The lawmaker who apparently surprised colleagues by voting against the unfavorable motion was Republican Del. Rick Impallaria, who represents Baltimore and Harford counties. Multiple sources speculated that Impallaria may have voted against the bill because he has a grudge against the Town of Ocean City, where he spent two days in jail after being convicted of driving while impaired in 2016. Ocean City officials have vocally opposed two wind energy projects off the coast of the beach resort that are working their way through the state and federal approval process.
Impallaria was part of a group of Italian-American lawmakers co-hosting a dinner Wednesday night at St John’s College, down the block from the House office building in Annapolis, and could not be reached for comment.
Coincidentally, the Maryland League of Conservation Voters was hosting a dinner for the Economic Matters Committee on Wednesday night at Harry Browne’s, the restaurant and watering hole across the street from the State House. At least three members of the panel attended – all of whom voted against the motion to kill the Clean Energy Jobs Act.
Whether Impallaria was in fact the pivotal vote in the committee is hard to say. Voting for the unfavorable motion Wednesday night – in other words, against the bill – were Dels. Christopher Adams (R-Middle Shore), Steven Arentz (R-Upper Shore), Talmadge Branch (D-Baltimore City), Eric Bromwell (D-Baltimore County), Benjamin Brooks (D-Baltimore County), Mark Fisher (R-Calvert), Seth Howard (R-Anne Arundel), Johnny Mautz (R-Middle Shore), Warren Miller (R-Carroll and Howard) and C.T. Wilson (D-Charles).
Besides Impallaria, voting against the favorable motion were Dels. Lorig Charkoudian (D-Montgomery), Brian Crosby (D-St. Mary’s), Kathleen M. Dumais (D-Montgomery), Diana M. Fennell (D-Prince George’s), Cheryl Glenn (D-Baltimore City), Lily Qi (D-Montgomery), Pamela Queen (D-Montgomery), Michael Rogers (D-Anne Arundel), Kriselda Valderrama (D-Prince George’s) and Courtney Watson (D-Howard).
If the committee votes a second time, it would likely be on a favorable motion, to approve the bill – and Carey is expected to vote against it. Then Davis, who as chairman traditionally only votes to break ties, could be the deciding member.

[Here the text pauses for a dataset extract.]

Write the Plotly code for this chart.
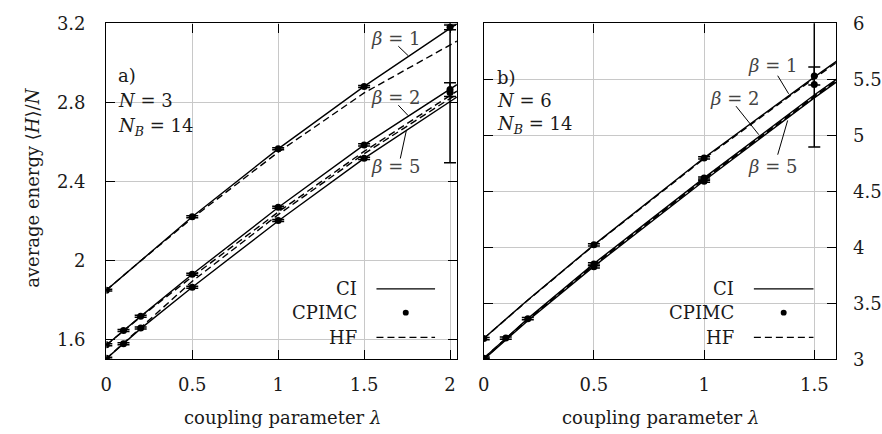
import plotly.graph_objects as go

# ---------------- data: panel a) N=3 ----------------
lam_a = [0, 0.1, 0.2, 0.5, 1.0, 1.5, 2.0, 2.04]
ci_a_b1 = [1.85, 1.925, 2.0, 2.221, 2.565, 2.881, 3.175, 3.197]
ci_a_b2 = [1.572, 1.645, 1.717, 1.93, 2.268, 2.585, 2.868, 2.89]
ci_a_b5 = [1.503, 1.578, 1.655, 1.865, 2.20, 2.517, 2.805, 2.827]
hf_a_b1 = [1.85, 1.924, 1.998, 2.214, 2.548, 2.848, 3.09, 3.11]
hf_a_b2 = [1.572, 1.644, 1.715, 1.918, 2.245, 2.552, 2.835, 2.857]
hf_a_b5 = [1.503, 1.58, 1.66, 1.895, 2.232, 2.54, 2.82, 2.842]

cp_a_b1_x = [0, 0.5, 1, 1.5, 2]
cp_a_b1_y = [1.85, 2.221, 2.565, 2.881, 3.18]
cp_a_b1_e = [0.005, 0.005, 0.005, 0.005, 0.012]
cp_a_b2_x = [0, 0.1, 0.2, 0.5, 1, 1.5, 2]
cp_a_b2_y = [1.574, 1.646, 1.718, 1.93, 2.269, 2.585, 2.865]
cp_a_b2_e = [0.005, 0.005, 0.005, 0.005, 0.005, 0.006, 0.035]
cp_a_b5_x = [0, 0.1, 0.2, 0.5, 1, 1.5, 2]
cp_a_b5_y = [1.505, 1.579, 1.658, 1.865, 2.202, 2.517, 2.85]
cp_a_b5_e = [0.005, 0.005, 0.005, 0.005, 0.005, 0.006, 0.355]

# ---------------- data: panel b) N=6 ----------------
lam_b = [0, 0.1, 0.2, 0.5, 1.0, 1.5, 1.6]
ci_b_b1 = [3.185, 3.36, 3.53, 4.022, 4.80, 5.52, 5.66]
ci_b_b2 = [3.01, 3.19, 3.363, 3.855, 4.62, 5.36, 5.50]
ci_b_b5 = [2.998, 3.175, 3.345, 3.83, 4.595, 5.335, 5.475]
hf_b_b1 = [3.185, 3.358, 3.527, 4.018, 4.792, 5.51, 5.648]
hf_b_b2 = [3.01, 3.186, 3.358, 3.846, 4.61, 5.35, 5.49]
hf_b_b5 = [2.998, 3.18, 3.352, 3.84, 4.606, 5.347, 5.487]

cp_b_b1_x = [0, 0.5, 1, 1.5]
cp_b_b1_y = [3.185, 4.022, 4.798, 5.53]
cp_b_b1_e = [0.01, 0.01, 0.01, 0.08]
cp_b_b2_x = [0, 0.1, 0.2, 0.5, 1]
cp_b_b2_y = [3.01, 3.19, 3.363, 3.852, 4.619]
cp_b_b2_e = [0.01, 0.01, 0.01, 0.01, 0.01]
cp_b_b5_x = [0, 0.5, 1, 1.5]
cp_b_b5_y = [3.0, 3.826, 4.59, 5.455]
cp_b_b5_e = [0.01, 0.01, 0.01, 0.56]

xticks_a = [0, 0.5, 1, 1.5, 2]
xticks_b = [0, 0.5, 1, 1.5]
yticks_a = [1.6, 2, 2.4, 2.8, 3.2]
yticks_b = [3, 3.5, 4, 4.5, 5, 5.5, 6]

W, H = 882, 434
FONT = "DejaVu Serif"
FS = 18
TC = "#1a1a1a"


def px(x):
    return x / W


def py(y):
    return 1 - y / H


fig = go.Figure()


def add_lines(lam, ys, xa, ya, dash):
    for y in ys:
        fig.add_trace(go.Scatter(x=lam, y=y, mode="lines", xaxis=xa, yaxis=ya,
                                 line=dict(color="black", width=1.4, dash=dash),
                                 showlegend=False, hoverinfo="skip"))


def add_points(xs, ys, es, xa, ya):
    fig.add_trace(go.Scatter(x=xs, y=ys, mode="markers", xaxis=xa, yaxis=ya,
                             marker=dict(color="black", size=7),
                             error_y=dict(type="data", array=es, color="black",
                                          thickness=1.5, width=6),
                             showlegend=False, hoverinfo="skip"))


add_lines(lam_a, [hf_a_b1, hf_a_b2, hf_a_b5], "x", "y", "7px,4px")
add_lines(lam_a, [ci_a_b1, ci_a_b2, ci_a_b5], "x", "y", "solid")
add_points(cp_a_b1_x, cp_a_b1_y, cp_a_b1_e, "x", "y")
add_points(cp_a_b2_x, cp_a_b2_y, cp_a_b2_e, "x", "y")
add_points(cp_a_b5_x, cp_a_b5_y, cp_a_b5_e, "x", "y")

add_lines(lam_b, [hf_b_b1, hf_b_b2, hf_b_b5], "x2", "y2", "7px,4px")
add_lines(lam_b, [ci_b_b1, ci_b_b2, ci_b_b5], "x2", "y2", "solid")
add_points(cp_b_b1_x, cp_b_b1_y, cp_b_b1_e, "x2", "y2")
add_points(cp_b_b2_x, cp_b_b2_y, cp_b_b2_e, "x2", "y2")
add_points(cp_b_b5_x, cp_b_b5_y, cp_b_b5_e, "x2", "y2")

axis_common = dict(showline=True, linecolor="black", linewidth=1.3, mirror="ticks",
                   ticks="inside", ticklen=9, tickwidth=1.3, tickcolor="black",
                   showgrid=True, gridcolor="#c8c8c8", gridwidth=1, zeroline=False,
                   tickfont=dict(family=FONT, size=FS, color=TC))

ydom = [py(366), py(13)]
fig.update_layout(
    width=W, height=H, margin=dict(l=0, r=0, t=0, b=0),
    paper_bgcolor="white", plot_bgcolor="white", showlegend=False,
    xaxis=dict(domain=[px(101), px(454)], range=[0, 2.04], anchor="y",
               tickvals=xticks_a, ticktext=[f"{v:g}" for v in xticks_a],
               ticklabelstandoff=9, **axis_common),
    yaxis=dict(domain=ydom, range=[1.5, 3.2], anchor="x",
               tickvals=yticks_a, ticktext=[f"{v:g}" for v in yticks_a],
               ticklabelstandoff=16, **axis_common),
    xaxis2=dict(domain=[px(481), px(836)], range=[0, 1.6], anchor="y2",
                tickvals=xticks_b, ticktext=[f"{v:g}" for v in xticks_b],
                ticklabelstandoff=9, **axis_common),
    yaxis2=dict(domain=ydom, range=[3, 6], anchor="x2", side="right",
                tickvals=yticks_b, ticktext=[f"{v:g}" for v in yticks_b],
                ticklabelstandoff=12, **axis_common),
)

ann = []
shapes = []


def text(x, y, s, anchor="left", color=TC, size=FS, angle=0):
    ann.append(dict(x=px(x), y=py(y), xref="paper", yref="paper", text=s,
                    showarrow=False, xanchor=anchor, yanchor="middle", textangle=angle,
                    font=dict(family=FONT, size=size, color=color)))


def seg(x0, y0, x1, y1, dash="solid", width=1.0, layer="above"):
    shapes.append(dict(type="line", xref="paper", yref="paper",
                       x0=px(x0), y0=py(y0), x1=px(x1), y1=py(y1), layer=layer,
                       line=dict(color="black", width=width, dash=dash)))


def box(x0, y0, x1, y1):
    shapes.append(dict(type="rect", xref="paper", yref="paper",
                       x0=px(x0), y0=py(y0), x1=px(x1), y1=py(y1), layer="between",
                       line=dict(width=0), fillcolor="white"))


# axis titles
text(26, 185, "average energy ⟨<i>H</i>⟩/<i>N</i>", anchor="center", angle=-90)
text(278, 427, "coupling parameter <i>λ</i>", anchor="center")
text(659, 427, "coupling parameter <i>λ</i>", anchor="center")

# panel labels
text(111, 68, "a)")
text(111, 94, "<i>N</i> = 3")
text(111, 122, "<i>N</i><sub><i>B</i></sub> = 14")
text(492, 70, "b)")
text(492, 94, "<i>N</i> = 6")
text(492, 120, "<i>N</i><sub><i>B</i></sub> = 14")

# beta labels + leaders
BC = "#444444"
text(392, 29, "<i>β</i> = 1", anchor="center", color=BC)
text(392, 91, "<i>β</i> = 2", anchor="center", color=BC)
text(392, 163, "<i>β</i> = 5", anchor="center", color=BC)
seg(395, 37, 405, 47)
seg(395, 99, 405, 110)
seg(397, 155, 403, 126)

text(772, 57, "<i>β</i> = 1", anchor="center", color=BC)
text(733, 92, "<i>β</i> = 2", anchor="center", color=BC)
text(772, 163, "<i>β</i> = 5", anchor="center", color=BC)
seg(777, 68, 788, 87)
seg(735, 100, 758, 130)
seg(777, 151, 787, 115)

# legends
for (x_txt, x0, x1, bx0, bx1) in [(355, 373, 432, 357, 452), (735, 753, 813, 748, 834)]:
    box(bx0, 279, bx1, 355)
    text(x_txt, 292, "CI", anchor="right")
    text(x_txt, 317, "CPIMC", anchor="right")
    text(x_txt, 343, "HF", anchor="right")
    seg(x0, 292, x1, 292, width=1.4)
    seg(x0, 343, x1, 343, dash="7px,4px", width=1.4)
    cx = (x0 + x1) / 2
    shapes.append(dict(type="circle", xref="paper", yref="paper",
                       x0=px(cx - 3), x1=px(cx + 3), y0=py(317 - 3), y1=py(317 + 3),
                       fillcolor="black", line=dict(width=0)))

fig.update_layout(annotations=ann, shapes=shapes)
fig.write_html("out.html")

While it looks like the fix may be in to kill the bill, advocates are amping up pressure to pass it and wondering why they are encountering any resistance when there isn’t much organized opposition. Lawmakers who are supporting the measure asked top House leaders pointed questions about their posture at a meeting of the Democratic Caucus on Tuesday, according to multiple sources.
Some lawmakers are suggesting that they should wait for the completion of a study on the history and potential of the state’s Renewable Portfolio Standard before acting on new clean energy legislation.
The Power Plant Research Program, which is housed within the Maryland Department of Natural Resources, released a 99-page interim report last month detailing the progress of the RPS – which has existed since 2004 and currently requires that utilities get one-quarter of their electric supply from renewables by 2020 .
The interim study was supposed to be delivered last December but arrived two months late. The final version is due next Dec. 1.
The report, which was ordered up by legislation that originated two years ago in the Economic Matters Committee, is estimated to cost $1 million.